> _AIM_:
Lines with "What Plotly code" and "import plotly.graph_objects as go" mark the range, both included. Reproduce exactly that stretch, without pictures.

> _SUPPLIED ENTRIES_:
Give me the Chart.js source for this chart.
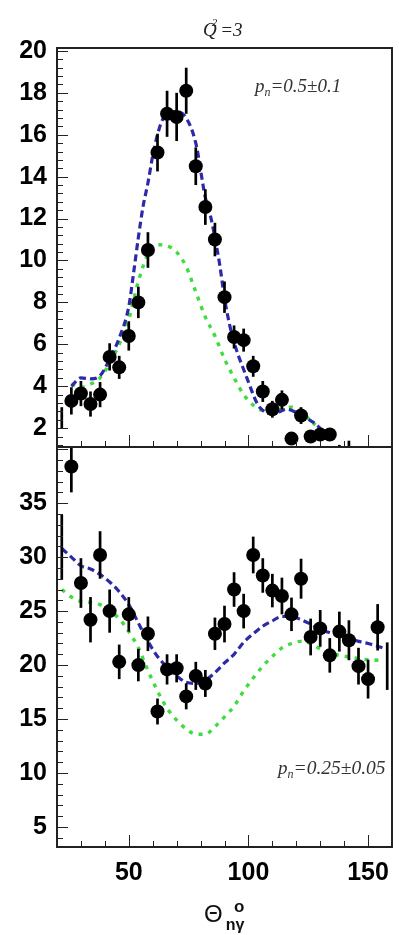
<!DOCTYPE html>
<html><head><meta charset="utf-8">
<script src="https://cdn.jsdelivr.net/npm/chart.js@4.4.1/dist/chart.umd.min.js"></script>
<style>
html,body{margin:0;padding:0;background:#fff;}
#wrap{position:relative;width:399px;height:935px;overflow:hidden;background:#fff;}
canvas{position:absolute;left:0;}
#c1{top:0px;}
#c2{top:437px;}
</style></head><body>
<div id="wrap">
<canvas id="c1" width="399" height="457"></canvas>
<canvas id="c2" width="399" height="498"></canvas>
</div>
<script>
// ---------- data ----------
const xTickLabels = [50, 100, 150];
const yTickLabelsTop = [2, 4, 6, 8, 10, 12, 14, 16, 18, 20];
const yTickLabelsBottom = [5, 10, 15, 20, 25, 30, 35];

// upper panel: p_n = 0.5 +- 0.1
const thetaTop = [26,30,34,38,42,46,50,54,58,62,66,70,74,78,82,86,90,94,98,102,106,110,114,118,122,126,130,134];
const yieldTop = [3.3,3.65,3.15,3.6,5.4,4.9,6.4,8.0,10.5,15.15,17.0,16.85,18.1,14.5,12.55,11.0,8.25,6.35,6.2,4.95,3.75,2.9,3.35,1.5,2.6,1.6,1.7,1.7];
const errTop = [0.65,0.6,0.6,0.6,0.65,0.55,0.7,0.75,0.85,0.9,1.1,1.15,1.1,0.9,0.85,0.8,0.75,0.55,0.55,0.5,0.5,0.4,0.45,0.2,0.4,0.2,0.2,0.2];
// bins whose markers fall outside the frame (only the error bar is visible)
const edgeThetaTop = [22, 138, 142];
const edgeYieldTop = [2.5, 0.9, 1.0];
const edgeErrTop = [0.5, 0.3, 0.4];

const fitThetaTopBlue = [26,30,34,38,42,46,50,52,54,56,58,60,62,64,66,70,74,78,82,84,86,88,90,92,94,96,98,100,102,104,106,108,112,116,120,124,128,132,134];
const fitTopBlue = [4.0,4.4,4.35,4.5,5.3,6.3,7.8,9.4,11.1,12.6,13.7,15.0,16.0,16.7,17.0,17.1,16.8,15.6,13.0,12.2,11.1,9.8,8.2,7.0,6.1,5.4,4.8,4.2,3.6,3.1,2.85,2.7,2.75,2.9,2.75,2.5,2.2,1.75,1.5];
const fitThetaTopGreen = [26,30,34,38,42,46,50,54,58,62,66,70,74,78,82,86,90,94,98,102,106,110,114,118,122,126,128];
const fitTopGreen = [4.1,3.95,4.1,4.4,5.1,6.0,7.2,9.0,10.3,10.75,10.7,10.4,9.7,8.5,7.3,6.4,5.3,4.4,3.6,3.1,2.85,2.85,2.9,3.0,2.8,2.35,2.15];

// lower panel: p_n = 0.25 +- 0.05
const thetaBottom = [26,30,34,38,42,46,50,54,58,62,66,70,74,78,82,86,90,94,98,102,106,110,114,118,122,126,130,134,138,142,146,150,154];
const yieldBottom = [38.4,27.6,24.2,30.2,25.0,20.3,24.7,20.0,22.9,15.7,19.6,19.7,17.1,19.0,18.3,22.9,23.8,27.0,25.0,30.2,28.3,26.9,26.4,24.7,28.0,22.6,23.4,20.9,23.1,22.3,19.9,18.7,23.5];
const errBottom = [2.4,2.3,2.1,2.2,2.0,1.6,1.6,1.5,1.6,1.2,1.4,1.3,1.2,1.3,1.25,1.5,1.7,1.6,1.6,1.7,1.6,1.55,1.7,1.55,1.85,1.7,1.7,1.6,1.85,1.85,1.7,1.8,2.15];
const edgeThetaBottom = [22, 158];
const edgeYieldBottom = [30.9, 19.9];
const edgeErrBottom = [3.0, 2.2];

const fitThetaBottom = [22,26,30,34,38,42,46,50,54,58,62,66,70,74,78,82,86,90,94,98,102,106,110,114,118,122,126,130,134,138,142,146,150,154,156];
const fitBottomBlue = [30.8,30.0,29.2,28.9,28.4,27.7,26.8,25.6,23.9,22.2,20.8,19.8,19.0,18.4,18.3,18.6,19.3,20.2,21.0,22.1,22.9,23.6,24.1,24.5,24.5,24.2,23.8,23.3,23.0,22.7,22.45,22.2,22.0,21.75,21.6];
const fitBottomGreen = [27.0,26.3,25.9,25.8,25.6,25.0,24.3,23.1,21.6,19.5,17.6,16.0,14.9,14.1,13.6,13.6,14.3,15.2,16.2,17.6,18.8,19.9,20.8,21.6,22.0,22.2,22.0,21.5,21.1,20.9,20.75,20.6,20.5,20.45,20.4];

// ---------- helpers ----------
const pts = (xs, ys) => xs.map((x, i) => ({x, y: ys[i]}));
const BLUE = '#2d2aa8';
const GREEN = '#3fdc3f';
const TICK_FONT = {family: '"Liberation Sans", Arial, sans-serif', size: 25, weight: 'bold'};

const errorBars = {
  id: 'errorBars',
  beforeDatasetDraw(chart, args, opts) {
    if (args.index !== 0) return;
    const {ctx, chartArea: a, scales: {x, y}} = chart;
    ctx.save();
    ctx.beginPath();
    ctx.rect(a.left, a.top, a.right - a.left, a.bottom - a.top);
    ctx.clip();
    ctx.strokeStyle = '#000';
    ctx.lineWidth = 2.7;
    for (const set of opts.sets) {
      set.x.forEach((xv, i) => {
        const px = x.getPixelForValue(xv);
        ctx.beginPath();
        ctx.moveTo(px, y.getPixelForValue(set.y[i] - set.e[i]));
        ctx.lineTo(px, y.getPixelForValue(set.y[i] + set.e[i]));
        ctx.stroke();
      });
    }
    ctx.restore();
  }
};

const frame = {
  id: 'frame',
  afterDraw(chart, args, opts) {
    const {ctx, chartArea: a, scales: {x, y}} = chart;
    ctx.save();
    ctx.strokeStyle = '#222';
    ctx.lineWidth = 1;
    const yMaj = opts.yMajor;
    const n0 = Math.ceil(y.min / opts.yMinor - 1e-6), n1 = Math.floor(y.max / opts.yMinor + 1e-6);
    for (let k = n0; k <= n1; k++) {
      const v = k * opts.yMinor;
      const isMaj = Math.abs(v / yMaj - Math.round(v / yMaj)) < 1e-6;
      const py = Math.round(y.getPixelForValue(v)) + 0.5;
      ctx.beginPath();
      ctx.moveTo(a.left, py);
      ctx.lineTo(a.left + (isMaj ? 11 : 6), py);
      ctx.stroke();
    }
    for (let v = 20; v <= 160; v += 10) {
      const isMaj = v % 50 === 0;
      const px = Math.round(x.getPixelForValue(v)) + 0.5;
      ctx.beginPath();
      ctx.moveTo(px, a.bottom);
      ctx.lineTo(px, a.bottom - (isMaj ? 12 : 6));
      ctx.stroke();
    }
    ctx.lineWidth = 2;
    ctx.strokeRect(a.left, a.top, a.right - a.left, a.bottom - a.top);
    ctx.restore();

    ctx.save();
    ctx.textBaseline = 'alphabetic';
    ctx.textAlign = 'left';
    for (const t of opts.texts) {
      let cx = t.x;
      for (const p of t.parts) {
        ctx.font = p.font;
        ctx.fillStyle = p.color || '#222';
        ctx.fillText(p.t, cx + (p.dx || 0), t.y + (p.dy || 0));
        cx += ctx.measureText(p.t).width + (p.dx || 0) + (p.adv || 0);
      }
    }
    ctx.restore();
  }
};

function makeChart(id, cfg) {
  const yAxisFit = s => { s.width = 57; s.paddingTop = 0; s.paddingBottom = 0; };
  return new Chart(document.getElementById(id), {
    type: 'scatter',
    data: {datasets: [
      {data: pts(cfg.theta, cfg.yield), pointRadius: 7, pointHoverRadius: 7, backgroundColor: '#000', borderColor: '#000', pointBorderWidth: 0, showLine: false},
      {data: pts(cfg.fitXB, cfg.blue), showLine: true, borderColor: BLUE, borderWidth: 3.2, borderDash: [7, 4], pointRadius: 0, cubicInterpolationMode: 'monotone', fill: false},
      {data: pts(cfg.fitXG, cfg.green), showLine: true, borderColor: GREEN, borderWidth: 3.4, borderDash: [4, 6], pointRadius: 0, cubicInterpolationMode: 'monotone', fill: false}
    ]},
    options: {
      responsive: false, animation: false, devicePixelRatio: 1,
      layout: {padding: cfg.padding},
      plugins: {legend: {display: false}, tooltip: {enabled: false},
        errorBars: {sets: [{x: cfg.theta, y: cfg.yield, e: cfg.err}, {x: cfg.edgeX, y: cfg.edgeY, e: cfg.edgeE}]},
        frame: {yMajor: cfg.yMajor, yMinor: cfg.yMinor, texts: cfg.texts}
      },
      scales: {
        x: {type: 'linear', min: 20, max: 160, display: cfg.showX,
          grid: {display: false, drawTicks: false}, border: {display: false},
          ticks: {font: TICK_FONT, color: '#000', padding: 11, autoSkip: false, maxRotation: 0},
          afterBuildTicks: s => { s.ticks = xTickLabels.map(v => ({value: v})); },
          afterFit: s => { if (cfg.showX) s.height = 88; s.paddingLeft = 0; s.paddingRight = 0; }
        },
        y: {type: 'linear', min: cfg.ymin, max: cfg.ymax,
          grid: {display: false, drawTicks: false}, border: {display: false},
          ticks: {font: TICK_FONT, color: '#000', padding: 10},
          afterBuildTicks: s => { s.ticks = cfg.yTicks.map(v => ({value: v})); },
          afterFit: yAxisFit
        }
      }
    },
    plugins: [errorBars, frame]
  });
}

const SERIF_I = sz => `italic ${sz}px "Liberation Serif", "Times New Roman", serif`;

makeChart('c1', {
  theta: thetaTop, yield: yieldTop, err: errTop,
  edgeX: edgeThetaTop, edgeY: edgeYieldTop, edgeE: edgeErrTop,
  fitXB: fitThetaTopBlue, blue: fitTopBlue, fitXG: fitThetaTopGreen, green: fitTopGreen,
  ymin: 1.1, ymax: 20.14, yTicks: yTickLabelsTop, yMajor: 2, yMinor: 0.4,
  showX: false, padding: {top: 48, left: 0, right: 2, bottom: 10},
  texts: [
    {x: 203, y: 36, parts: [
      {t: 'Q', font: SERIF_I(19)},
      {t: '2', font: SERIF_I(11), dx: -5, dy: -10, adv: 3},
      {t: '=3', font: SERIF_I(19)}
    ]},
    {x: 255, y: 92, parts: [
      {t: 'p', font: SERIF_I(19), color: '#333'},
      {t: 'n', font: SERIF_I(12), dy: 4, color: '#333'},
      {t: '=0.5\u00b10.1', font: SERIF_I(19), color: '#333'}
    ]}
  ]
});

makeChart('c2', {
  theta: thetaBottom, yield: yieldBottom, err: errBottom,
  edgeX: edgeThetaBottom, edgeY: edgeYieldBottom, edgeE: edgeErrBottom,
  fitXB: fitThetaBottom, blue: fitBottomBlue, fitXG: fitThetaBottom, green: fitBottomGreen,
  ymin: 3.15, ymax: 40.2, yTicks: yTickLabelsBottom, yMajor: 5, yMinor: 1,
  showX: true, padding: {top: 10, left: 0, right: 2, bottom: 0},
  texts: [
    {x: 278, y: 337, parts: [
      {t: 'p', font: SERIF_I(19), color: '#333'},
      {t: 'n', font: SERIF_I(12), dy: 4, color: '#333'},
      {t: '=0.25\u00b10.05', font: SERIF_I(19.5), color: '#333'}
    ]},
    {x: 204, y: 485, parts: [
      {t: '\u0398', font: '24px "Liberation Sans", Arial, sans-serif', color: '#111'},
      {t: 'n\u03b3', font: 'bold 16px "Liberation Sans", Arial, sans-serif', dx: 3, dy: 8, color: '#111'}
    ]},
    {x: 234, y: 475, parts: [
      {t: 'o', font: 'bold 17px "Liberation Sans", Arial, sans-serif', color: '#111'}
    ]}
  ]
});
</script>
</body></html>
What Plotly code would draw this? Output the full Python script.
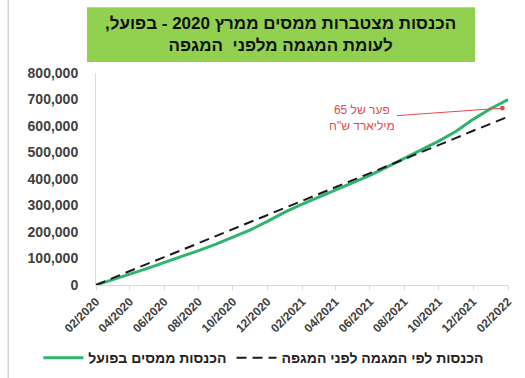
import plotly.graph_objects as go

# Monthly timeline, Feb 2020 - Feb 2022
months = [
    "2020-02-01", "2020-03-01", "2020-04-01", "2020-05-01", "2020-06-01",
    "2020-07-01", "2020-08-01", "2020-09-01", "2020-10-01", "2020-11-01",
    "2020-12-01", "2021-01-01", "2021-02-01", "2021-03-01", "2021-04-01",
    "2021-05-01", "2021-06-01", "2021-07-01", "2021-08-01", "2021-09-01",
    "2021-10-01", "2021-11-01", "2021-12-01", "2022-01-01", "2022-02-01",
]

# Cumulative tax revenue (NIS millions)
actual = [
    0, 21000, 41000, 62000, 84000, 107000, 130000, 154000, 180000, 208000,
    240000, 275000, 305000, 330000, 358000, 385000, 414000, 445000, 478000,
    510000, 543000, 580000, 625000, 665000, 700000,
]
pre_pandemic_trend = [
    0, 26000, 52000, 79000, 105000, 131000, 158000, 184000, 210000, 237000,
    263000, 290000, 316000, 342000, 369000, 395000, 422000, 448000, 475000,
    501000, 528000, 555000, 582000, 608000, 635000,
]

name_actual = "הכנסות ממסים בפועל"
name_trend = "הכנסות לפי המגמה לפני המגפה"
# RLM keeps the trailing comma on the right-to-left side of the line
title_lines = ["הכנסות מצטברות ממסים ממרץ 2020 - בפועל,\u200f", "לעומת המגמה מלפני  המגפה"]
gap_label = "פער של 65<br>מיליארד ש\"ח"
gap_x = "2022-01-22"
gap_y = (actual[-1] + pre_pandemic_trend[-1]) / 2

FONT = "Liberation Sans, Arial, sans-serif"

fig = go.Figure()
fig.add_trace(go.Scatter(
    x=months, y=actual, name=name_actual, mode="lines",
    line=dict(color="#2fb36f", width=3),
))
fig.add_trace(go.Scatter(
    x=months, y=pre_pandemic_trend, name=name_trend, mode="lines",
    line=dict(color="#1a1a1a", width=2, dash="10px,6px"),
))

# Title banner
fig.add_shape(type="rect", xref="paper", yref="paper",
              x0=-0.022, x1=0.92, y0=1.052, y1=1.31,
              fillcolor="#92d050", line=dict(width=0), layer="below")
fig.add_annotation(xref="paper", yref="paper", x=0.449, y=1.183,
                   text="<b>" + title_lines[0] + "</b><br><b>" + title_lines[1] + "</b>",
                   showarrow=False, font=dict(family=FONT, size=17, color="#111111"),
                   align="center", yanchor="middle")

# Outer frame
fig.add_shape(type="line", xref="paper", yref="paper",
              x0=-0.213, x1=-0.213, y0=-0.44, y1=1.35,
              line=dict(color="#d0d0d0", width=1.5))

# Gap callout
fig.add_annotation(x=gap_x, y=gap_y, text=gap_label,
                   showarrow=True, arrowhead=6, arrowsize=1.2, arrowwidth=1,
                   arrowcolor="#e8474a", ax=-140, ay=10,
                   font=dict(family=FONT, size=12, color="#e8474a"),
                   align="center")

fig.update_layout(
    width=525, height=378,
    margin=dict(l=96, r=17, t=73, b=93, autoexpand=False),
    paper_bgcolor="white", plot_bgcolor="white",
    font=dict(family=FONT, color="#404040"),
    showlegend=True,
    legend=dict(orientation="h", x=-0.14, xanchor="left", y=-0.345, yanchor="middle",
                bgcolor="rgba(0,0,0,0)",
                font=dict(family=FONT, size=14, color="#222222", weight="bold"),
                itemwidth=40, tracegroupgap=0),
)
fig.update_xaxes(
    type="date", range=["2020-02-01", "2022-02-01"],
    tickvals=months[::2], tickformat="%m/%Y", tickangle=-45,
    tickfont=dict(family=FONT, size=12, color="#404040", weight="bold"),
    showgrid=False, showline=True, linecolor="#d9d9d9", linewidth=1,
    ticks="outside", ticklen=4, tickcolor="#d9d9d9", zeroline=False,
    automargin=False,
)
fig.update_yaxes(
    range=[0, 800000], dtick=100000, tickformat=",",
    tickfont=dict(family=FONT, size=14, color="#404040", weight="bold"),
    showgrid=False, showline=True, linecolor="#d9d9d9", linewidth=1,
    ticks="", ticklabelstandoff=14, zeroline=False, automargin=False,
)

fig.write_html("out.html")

> _EXERCISE ANSWER_:
What Plotly code would draw this? Output the full Python script.
import plotly.graph_objects as go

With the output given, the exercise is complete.